After a node failure and restarting the HDFS, the NameNode reports:
“The reported blocks 1968810 needs additional 5071 blocks to reach the threshold 0.9990 of total blocks 1975856. Safe mode will be turned off automatically.”
in the log.
Why this happens? And how to fix it?
About why the NameNode stays in the safe mode:
At startup time, the namenode reads its namespace from disk (the
FSImage and edits files). This includes all the HDFS filenames and
block lists that it should know, but not the mappings of block
replicas to datanodes. Then it waits in safe mode for all or most of
the datanodes to send their Initial Block Reports, which let the
namenode build its map of which blocks have replicas in which
datanodes. It keeps waiting until dfs.namenode.safemode.threshold-pct
of the blocks that it knows about from FSImage have been reported from
at least dfs.namenode.replication.min (default 1) datanodes [so that’s
a third config parameter I didn’t mention earlier]. If this threshold
is achieved, it will post a log that it is ready to leave safe mode,
wait for dfs.namenode.safemode.extension seconds, then automatically
leave safe mode and generate replication requests for any
under-replicated blocks (by default, those with replication < 3).
If it doesn’t reach the “safe replication for all known blocks”
threshold, then it will not leave safe mode automatically.

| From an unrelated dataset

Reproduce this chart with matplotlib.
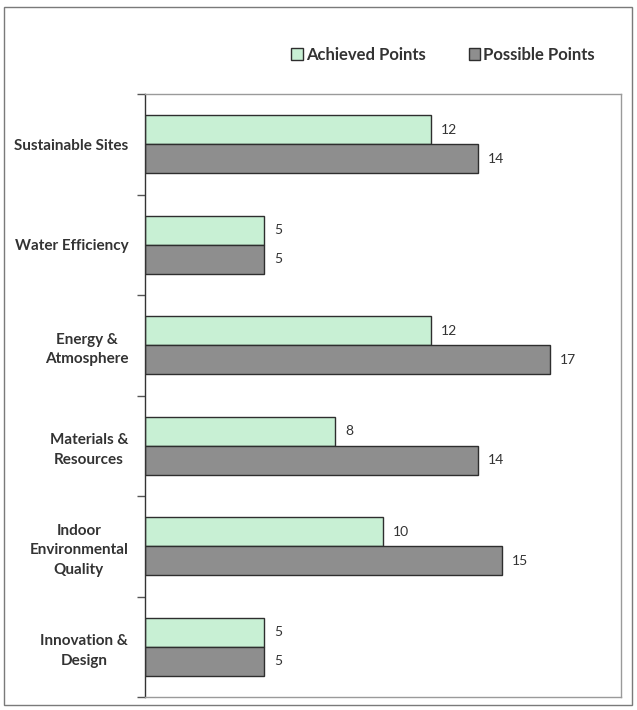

It logs
the condition and waits for an admin to decide what to do, because
generally it means whole datanodes or sets of datanodes did not come
up or are not able to communicate with the namenode. Hadoop wants a
human to look at the situation before hadoop starts trying to madly
generate re-replication commands for under-replicated blocks, and
deleting blocks with zero replicas available.
By Matthew Foley.
If you are sure that the blocks will never be reported in. You can force the NameMode to leave safemode by
hadoop dfsadmin -safemode leave
You may then run
hdfs fsck -move or
hdfs fdck -delete to move or delete corrupted files.